What is more, during recent flush economic times, growing numbers of people simply stopped eating at home very often.

In New York City, tiny apartment ovens are famously used to store dishes, or books. In middle America, families were eating out more than ever in history until recently. Speed replaced quality. Happy Meals replaced chicken noodle soup as a favourite family comfort food.

Yes, food television and literature have flourished in recent years, and with it the rise of a foodie class. More recently, the runaway popularity of local produce markets and 100-mile diets has made it seem as if we all had returned to our senses and learned to love food (and cooking) again. Or at least to be competent at it.

But that's not true.

Cooking good food became a leisure activity, enjoyed mainly by those who could afford both leisure time and good food.

For everyone else, there is prepared food and takeout. Or fast food, which is experiencing a revival. "Would you like fries with that?" has replaced "Finish your vegetables" as the mantra around many meals.

I would not have believed that so many people no longer cook until I took a trip to the United States recently.

There, in a giant modern grocery store, I found row after row of ready-to-serve, highly processed or partially prepared food, but had to search repeatedly for basic ingredients to make dinner.

Then it struck me -- this is a grocery store for people who don't cook.
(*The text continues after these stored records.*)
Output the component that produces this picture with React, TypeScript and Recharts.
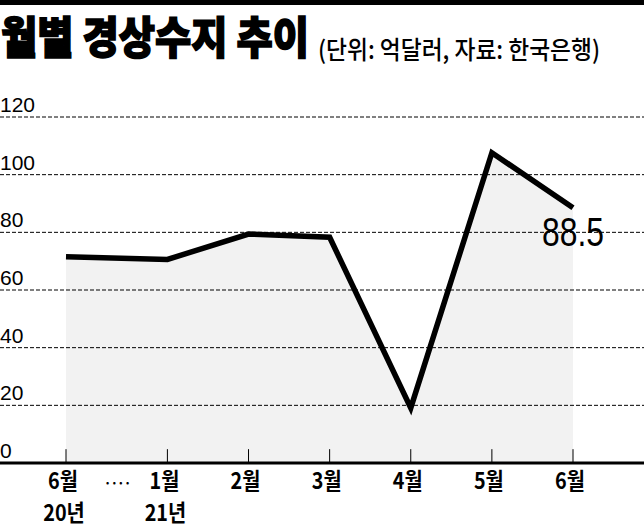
import { ComposedChart, Area, XAxis, YAxis, ReferenceLine } from 'recharts';

const months = ['6월', '1월', '2월', '3월', '4월', '5월', '6월'];
const years = ['20년', '21년', '', '', '', '', ''];
// slot on the x axis; the wider first step is the break (····) between 2020 and 2021
const slots = [0, 1.25, 2.25, 3.25, 4.25, 5.25, 6.25];
const balance = [71.5, 70.6, 79.4, 78.3, 19.1, 107.6, 88.5];
const yTicks = [0, 20, 40, 60, 80, 100, 120];
const breakSlot = 0.63;
const breakMark = '····';

const data = slots.map((s, i) => ({ slot: s, value: balance[i] }));

const W = 644;
const H = 530;
const KR = '"Noto Sans CJK KR", sans-serif';
const NUM = '"Liberation Sans Narrow", "Liberation Sans", sans-serif';
const TICK_LEN = 4.8; // tick mark height, in axis units (~14px)

const krLabel = (x: number, y: number, s: string) => (
    <text x={0} y={0} transform={`translate(${x},${y}) scale(0.86,1)`} textAnchor="middle"
        fontFamily={KR} fontSize={23} fontWeight={700} fill="#000">
        {s}
    </text>
);

const XTick = (props: any) => {
    const { x, y, payload } = props;
    if (payload.value === breakSlot) {
        return (
            <text x={x} y={y + 25} textAnchor="middle" fontFamily={KR} fontSize={13} fontWeight={700} fill="#000" letterSpacing={-1}>
                {breakMark}
            </text>
        );
    }
    const i = slots.indexOf(payload.value);
    return (
        <g>
            {krLabel(x - 3, y + 26, months[i])}
            {years[i] && krLabel(x - 2, y + 58, years[i])}
        </g>
    );
};

const YLabel = (props: any) => {
    const { viewBox, value } = props;
    return (
        <text x={0} y={viewBox.y - 5} textAnchor="start" fontFamily={NUM} fontSize={21} fill="#000">
            {value}
        </text>
    );
};

const LastLabel = (props: any) => {
    const { x, y, index } = props;
    if (index !== balance.length - 1) return null;
    return (
        <text x={x} y={y + 38} textAnchor="middle" fontFamily={NUM} fontSize={41} fill="#000"
            textLength={62} lengthAdjust="spacingAndGlyphs">
            {balance[index]}
        </text>
    );
};

export default function App() {
    return (
        <div style={{ position: 'absolute', left: 0, top: 0, width: W, height: H, background: '#fff' }}>
            <svg width={W} height={80} style={{ position: 'absolute', left: 0, top: 0 }}>
                <rect x={0} y={0} width={W} height={5} fill="#000" />
                <text x={1} y={54} fontFamily={KR} fontSize={44} fontWeight={900} fill="#000"
                    stroke="#000" strokeWidth={1.6} textLength={308} lengthAdjust="spacingAndGlyphs">
                    월별 경상수지 추이
                </text>
                <text x={318} y={59} fontFamily={KR} fontSize={25} fontWeight={500} fill="#000"
                    textLength={282} lengthAdjust="spacingAndGlyphs">
                    (단위: 억달러, 자료: 한국은행)
                </text>
            </svg>
            <div style={{ position: 'absolute', left: 0, top: 0 }}>
                <ComposedChart width={W} height={H} data={data} margin={{ top: 117, right: 0, bottom: 0, left: 0 }}>
                    <XAxis
                        dataKey="slot"
                        type="number"
                        domain={[0, 6.25]}
                        ticks={[...slots, breakSlot]}
                        padding={{ left: 66, right: 71 }}
                        height={67}
                        tickSize={0}
                        tickMargin={0}
                        tickLine={false}
                        axisLine={{ stroke: '#000', strokeWidth: 3 }}
                        tick={<XTick />}
                        interval={0}
                    />
                    <YAxis type="number" domain={[0, 120]} ticks={yTicks} hide />
                    <Area
                        type="linear"
                        dataKey="value"
                        fill="#f2f2f2"
                        fillOpacity={1}
                        stroke="#000"
                        strokeWidth={5.5}
                        strokeLinejoin="miter"
                        dot={false}
                        activeDot={false}
                        label={<LastLabel />}
                        isAnimationActive={false}
                    />
                    {yTicks.map((t) => (
                        <ReferenceLine key={t} y={t} stroke={t === 0 ? 'none' : '#000'} strokeWidth={1}
                            strokeDasharray="4 2" label={<YLabel value={t} />} />
                    ))}
                    {slots.map((s) => (
                        <ReferenceLine key={'x' + s} segment={[{ x: s, y: 0 }, { x: s, y: TICK_LEN }]}
                            stroke="#000" strokeWidth={1} />
                    ))}
                </ComposedChart>
            </div>
        </div>
    );
}
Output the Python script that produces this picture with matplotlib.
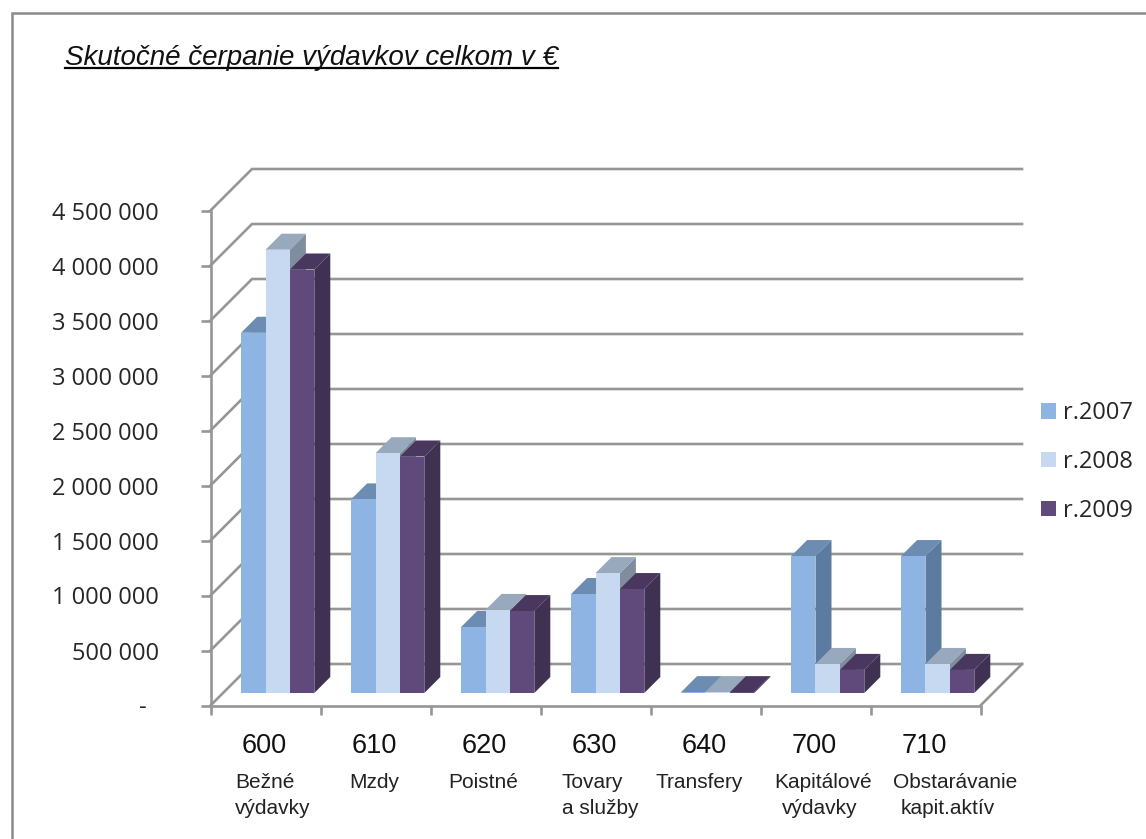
import matplotlib
matplotlib.use("Agg")
import matplotlib.pyplot as plt
from matplotlib.patches import Polygon, Patch
from matplotlib.lines import Line2D

W, H = 1146, 839

categories = ["600", "610", "620", "630", "640", "700", "710"]
series_names = ["r.2007", "r.2008", "r.2009"]
r2007 = [3275000, 1760000, 600000, 900000, 8000, 1245000, 1245000]
r2008 = [4030000, 2180000, 755000, 1090000, 8000, 264000, 264000]
r2009 = [3850000, 2150000, 745000, 945000, 8000, 210000, 210000]
y_ticks = [0, 500000, 1000000, 1500000, 2000000, 2500000, 3000000, 3500000, 4000000, 4500000]
y_tick_labels = ["-\u00a0\u00a0", "500 000", "1 000 000", "1 500 000", "2 000 000",
                 "2 500 000", "3 000 000", "3 500 000", "4 000 000", "4 500 000"]
sub_labels = [["Bežné", "výdavky"], ["Mzdy"], ["Poistné"], ["Tovary", "a služby"],
              ["Transfery"], ["Kapitálové", "výdavky"], ["Obstarávanie", "kapit.aktív"]]
title = "Skutočné čerpanie výdavkov celkom v €"

front = ["#8EB4E3", "#C6D9F1", "#604A7B"]
top = ["#6D8CB2", "#98A9BD", "#4A3760"]
side = ["#5B7BA0", "#7F8D9E", "#3F3151"]
GRID = "#969696"

fig = plt.figure(figsize=(W / 100, H / 100), dpi=100, facecolor="white")
ax = fig.add_axes([210.5 / W, (H - 705.5) / H, 770 / W, 495 / H])
ax.set_xlim(0, 7)
ax.set_ylim(0, 4500000)
ax.patch.set_visible(False)

ux = 7 / 770          # data units per pixel, horizontal
uy = 4500000 / 495    # data units per pixel, vertical
wall = 41.5
bar_depth = 16
floor_depth = 12.5
bar_w = 24.4 * ux
gap = 18.1 * ux


def px_fig(x, y):
    return x / W, 1 - y / H


# walls and floor
for v in y_ticks:
    ax.plot([0, wall * ux, 7 + wall * ux], [v, v + wall * uy, v + wall * uy],
            color=GRID, lw=1.9, clip_on=False, zorder=1, solid_joinstyle="miter")
ax.plot([7, 7 + wall * ux], [0, wall * uy], color=GRID, lw=1.9, clip_on=False, zorder=1)

# bars
all_series = [r2007, r2008, r2009]
zo = 2
for i in range(len(categories)):
    for s, vals in enumerate(all_series):
        v = vals[i]
        x0 = i + floor_depth * ux + gap + s * bar_w
        x1 = x0 + bar_w
        y0 = floor_depth * uy
        y1 = y0 + v
        dx, dy = bar_depth * ux, bar_depth * uy
        ax.add_patch(Polygon([(x1, y0), (x1 + dx, y0 + dy), (x1 + dx, y1 + dy), (x1, y1)],
                             fc=side[s], ec="none", zorder=zo, clip_on=False))
        ax.add_patch(Polygon([(x0, y1), (x1, y1), (x1 + dx, y1 + dy), (x0 + dx, y1 + dy)],
                             fc=top[s], ec="none", zorder=zo, clip_on=False))
        ax.add_patch(Polygon([(x0, y0), (x1, y0), (x1, y1), (x0, y1)],
                             fc=front[s], ec="none", zorder=zo, clip_on=False))
        zo += 1

# axes
for name in ("top", "right"):
    ax.spines[name].set_visible(False)
for name in ("left", "bottom"):
    ax.spines[name].set_color(GRID)
    ax.spines[name].set_linewidth(1.9)
ax.set_yticks(y_ticks)
ax.set_yticklabels(y_tick_labels, fontfamily="Open Sans", fontsize=17, color="#262626")
ax.set_xticks(range(len(categories) + 1))
ax.set_xticklabels([])
ax.tick_params(axis="y", length=7, width=1.9, color=GRID, pad=30)
ax.tick_params(axis="x", length=6.5, width=1.9, color=GRID)

# category labels
for i, c in enumerate(categories):
    ax.annotate(c, xy=(i + 0.5, 0), xycoords=("data", "axes fraction"),
                xytext=(-1, -29), textcoords="offset points", ha="center", va="center",
                fontfamily="Liberation Sans", fontsize=19.5, color="#111111")

# hand-placed descriptions (left edge of each line, in pixels)
line_left = [[235, 235], [349], [448], [561, 562], [656], [774, 782], [893, 901]]
for lines, lefts in zip(sub_labels, line_left):
    for k, (t, lx) in enumerate(zip(lines, lefts)):
        fx, fy = px_fig(lx, 782 + 26 * k)
        fig.text(fx, fy, t, ha="left", va="center", fontfamily="Liberation Sans",
                 fontsize=15, color="#222222")

# title
fx, fy = px_fig(65, 65)
tt = fig.text(fx, fy, title, ha="left", va="baseline", fontfamily="Liberation Sans",
              fontsize=20, style="italic", color="#111111")
fig.canvas.draw()
bb = tt.get_window_extent()
fig.add_artist(Line2D([bb.x0 / W, bb.x1 / W], [1 - 67.5 / H] * 2, color="black", lw=1.6))

# outer border (left and top only)
fig.add_artist(Line2D([12 / W, 12 / W, 1], [0, 1 - 13 / H, 1 - 13 / H], color="#8A8A8A", lw=1.8,
                      solid_joinstyle="miter"))

# legend
handles = [Patch(fc=c, ec="none", label=n) for c, n in zip(front, series_names)]
ax.legend(handles=handles, loc="upper left", bbox_to_anchor=(1041 / W, 1 - 401 / H),
          bbox_transform=fig.transFigure, frameon=False, borderpad=0, borderaxespad=0,
          handlelength=0.65, handleheight=0.65, handletextpad=0.27, labelspacing=1.055,
          prop={"family": "Open Sans", "size": 17}, labelcolor="#262626")

fig.savefig("out.png", dpi=100)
They may assemble, or heat up, but they are not cooking.

This move away from food has been so gradual that many of us didn't even notice.

We buy shrink-wrapped meat that bears no resemblance to the animal it once was.

We buy boxed and canned food, often paying more attention to the packaging than the contents.

We give up more and more of the food preparation -- we don't grow our own, can our own, or butcher our own anymore -- and as a result, we don't understand food.

As a society, that makes us vulnerable, particularly now, and particularly those of us who have lost, or never had, any cooking skills.

It is not difficult to make cheap, nutritious meals, but you have to know some basics, such as how to cook with dried beans and how to make soup and casseroles, how good food should taste. And, to really make use of a garden, you have to know how to freeze or bake with the overflowing produce.

What's the alternative? It's what those who are food illiterate do when money gets tight -- they rely on fast food, sandwiches, even cereal.

"People are going to economize and as they save money on food they will be eating more empty calories or foods high in sugar, saturated fats and refined grains, which are cheaper," worries Adam Drewnowski, director of the Nutrition Sciences Program at the University of Washington.

The result, he says, will be a worsening obesity epidemic and growing health problems for those who are least able to deal with them.

He suggests a "diet for a new Depression," featuring such staples as beans, ground beef, cheese, potatoes, tomatoes, soup and rice.

I would also suggest some basic cooking courses for high school students -- boys and girls -- as well as courses offered in the community on how to cook and eat well for less.

Vegetable gardens are a great symbol of a badly needed new common-sense approach to food.

But once you grow them, you need a plan. Call it cooking, or just plain survival.

Elizabeth Payne is a member of the Ottawa Citizen's editorial board.